I love watching a herd of horses grazing in an open pasture, or running free across the wide, sage-covered plateaus in Montana. I love hiking in the high country when the wildflowers are blooming—the purple lupine and the Indian paintbrush when it’s turning magenta. I love thunder clouds, massive ones. My family loves to sit outside on summer nights and watch the lightning, hear the thunder as a storm rolls in across Colorado. I love water, too—the ocean, streams, lakes, rivers, waterfalls, rain. I love jumping off high rocks into lakes with my boys. I love old barns, windmills, the West. I love vineyards. I love it when Stasi is loving something, love watching her delight. I love my boys. I love God.
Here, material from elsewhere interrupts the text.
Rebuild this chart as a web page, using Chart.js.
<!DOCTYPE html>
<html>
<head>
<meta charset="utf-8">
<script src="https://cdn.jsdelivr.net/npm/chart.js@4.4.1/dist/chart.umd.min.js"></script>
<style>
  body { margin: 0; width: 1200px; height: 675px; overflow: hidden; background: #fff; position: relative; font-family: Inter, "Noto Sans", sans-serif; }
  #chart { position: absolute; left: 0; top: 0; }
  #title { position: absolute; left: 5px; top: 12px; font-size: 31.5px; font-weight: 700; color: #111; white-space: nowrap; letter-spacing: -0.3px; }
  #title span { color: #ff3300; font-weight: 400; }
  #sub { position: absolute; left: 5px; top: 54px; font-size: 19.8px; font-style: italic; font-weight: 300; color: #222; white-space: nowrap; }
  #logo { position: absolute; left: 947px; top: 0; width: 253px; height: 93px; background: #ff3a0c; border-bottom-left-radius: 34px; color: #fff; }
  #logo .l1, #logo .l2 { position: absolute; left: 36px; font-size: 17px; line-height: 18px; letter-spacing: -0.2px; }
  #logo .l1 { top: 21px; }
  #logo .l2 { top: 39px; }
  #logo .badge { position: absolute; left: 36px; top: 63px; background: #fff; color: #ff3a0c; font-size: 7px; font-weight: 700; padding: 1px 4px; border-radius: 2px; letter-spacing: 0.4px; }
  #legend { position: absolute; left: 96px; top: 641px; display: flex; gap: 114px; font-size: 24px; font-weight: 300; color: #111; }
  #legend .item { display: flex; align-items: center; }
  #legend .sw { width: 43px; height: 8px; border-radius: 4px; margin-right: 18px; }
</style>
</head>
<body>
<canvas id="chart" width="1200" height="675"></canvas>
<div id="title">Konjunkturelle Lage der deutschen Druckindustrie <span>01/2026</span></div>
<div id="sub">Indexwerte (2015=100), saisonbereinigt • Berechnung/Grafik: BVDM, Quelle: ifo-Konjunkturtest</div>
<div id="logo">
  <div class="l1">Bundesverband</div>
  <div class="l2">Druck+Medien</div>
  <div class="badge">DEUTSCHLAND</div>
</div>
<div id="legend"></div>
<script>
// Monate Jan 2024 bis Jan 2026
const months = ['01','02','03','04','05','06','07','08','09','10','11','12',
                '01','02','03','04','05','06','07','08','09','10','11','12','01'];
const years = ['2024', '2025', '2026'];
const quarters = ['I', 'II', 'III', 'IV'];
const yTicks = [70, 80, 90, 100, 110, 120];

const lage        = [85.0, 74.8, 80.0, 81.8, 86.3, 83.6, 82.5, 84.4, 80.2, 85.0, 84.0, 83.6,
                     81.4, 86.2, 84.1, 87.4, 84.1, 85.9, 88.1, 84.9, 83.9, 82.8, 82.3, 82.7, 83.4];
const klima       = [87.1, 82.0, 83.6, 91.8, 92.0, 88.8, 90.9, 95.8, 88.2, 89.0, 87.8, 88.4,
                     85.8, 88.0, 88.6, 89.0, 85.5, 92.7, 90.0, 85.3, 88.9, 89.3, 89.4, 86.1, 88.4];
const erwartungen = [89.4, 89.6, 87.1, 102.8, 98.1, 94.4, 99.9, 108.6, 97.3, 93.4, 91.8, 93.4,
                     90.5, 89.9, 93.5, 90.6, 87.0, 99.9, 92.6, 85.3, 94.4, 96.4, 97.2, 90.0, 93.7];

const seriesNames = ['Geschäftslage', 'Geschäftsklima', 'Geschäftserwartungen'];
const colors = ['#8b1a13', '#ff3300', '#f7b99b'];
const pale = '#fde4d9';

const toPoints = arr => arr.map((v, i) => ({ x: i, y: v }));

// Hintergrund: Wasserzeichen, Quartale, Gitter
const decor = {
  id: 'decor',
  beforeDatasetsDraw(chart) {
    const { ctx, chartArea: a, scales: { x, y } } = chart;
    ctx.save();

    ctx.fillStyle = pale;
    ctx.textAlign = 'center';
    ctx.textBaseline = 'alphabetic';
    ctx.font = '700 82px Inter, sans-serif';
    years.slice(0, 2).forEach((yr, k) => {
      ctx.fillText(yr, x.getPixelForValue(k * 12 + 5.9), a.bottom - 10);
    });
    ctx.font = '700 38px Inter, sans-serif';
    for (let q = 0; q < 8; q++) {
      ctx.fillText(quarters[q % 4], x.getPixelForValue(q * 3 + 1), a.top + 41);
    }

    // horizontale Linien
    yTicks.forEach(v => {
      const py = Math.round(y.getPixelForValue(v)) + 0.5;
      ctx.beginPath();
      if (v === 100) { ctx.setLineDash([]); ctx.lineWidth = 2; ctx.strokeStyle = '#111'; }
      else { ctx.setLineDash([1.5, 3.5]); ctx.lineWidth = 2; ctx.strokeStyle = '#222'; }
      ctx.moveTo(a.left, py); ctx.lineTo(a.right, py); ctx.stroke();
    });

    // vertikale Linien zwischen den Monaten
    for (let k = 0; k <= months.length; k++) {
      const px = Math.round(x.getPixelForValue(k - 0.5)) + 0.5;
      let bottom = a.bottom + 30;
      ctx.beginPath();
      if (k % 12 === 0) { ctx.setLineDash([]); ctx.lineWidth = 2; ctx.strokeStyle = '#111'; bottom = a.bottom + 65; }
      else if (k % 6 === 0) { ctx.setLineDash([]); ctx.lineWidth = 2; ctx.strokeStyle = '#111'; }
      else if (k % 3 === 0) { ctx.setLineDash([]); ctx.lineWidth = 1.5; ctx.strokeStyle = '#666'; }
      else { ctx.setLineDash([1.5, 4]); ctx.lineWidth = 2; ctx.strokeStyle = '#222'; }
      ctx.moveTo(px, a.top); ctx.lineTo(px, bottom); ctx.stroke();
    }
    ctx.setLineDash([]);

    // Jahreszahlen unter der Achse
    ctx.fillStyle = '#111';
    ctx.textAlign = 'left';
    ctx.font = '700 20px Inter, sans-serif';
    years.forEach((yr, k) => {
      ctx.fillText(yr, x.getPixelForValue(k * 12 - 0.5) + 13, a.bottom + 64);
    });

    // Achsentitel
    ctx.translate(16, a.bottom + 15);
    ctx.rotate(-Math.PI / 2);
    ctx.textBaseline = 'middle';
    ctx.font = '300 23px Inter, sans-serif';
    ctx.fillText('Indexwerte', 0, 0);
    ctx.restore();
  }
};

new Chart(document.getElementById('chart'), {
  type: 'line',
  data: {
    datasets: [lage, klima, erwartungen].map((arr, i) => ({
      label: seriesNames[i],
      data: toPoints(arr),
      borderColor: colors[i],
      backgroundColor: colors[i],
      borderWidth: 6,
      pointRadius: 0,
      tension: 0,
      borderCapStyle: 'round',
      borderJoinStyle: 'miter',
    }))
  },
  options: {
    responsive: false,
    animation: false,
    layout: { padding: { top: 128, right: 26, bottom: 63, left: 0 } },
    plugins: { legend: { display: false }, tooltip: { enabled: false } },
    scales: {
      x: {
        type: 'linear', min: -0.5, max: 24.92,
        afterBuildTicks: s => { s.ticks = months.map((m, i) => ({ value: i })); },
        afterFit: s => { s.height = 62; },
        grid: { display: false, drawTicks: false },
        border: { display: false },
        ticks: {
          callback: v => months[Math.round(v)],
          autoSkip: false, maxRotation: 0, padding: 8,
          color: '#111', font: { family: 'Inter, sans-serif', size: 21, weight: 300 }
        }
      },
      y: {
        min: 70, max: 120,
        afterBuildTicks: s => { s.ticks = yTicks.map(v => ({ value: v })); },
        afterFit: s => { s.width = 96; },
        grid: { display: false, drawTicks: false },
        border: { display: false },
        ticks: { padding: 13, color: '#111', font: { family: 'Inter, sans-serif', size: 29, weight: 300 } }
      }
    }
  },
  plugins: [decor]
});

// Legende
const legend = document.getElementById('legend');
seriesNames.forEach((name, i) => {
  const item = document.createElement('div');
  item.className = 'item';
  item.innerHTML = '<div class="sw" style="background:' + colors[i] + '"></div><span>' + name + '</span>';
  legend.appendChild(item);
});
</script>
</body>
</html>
Everything you love is what makes a life worth living. Take a moment, set down the book, and make a list of all the things you love. Don’t edit yourself; don’t worry about prioritizing or anything of that sort. Simply think of all the things you love. Whether it’s the people in your life or the things that bring you joy or the places that are dear to you or your God, you could not love them if you did not have a heart. Loving requires a heart alive and awake and free. A life filled with loving is a life most like the one that God lives, which is life as it was meant to be (Ephesians 5:1–2).

Of all the things that are required of us in this life, which is the most important? What is the real point of our existence? Jesus was confronted with the question point-blank one day, and he boiled it all down to two things: loving God and loving others. Do this, he said, and you will find the purpose of your life. Everything else will fall into place. Somewhere down inside we know it’s true; we know love is the point. We know if we could truly love, and be loved, and never lose love, we would finally be happy. And is it even possible to love without your heart?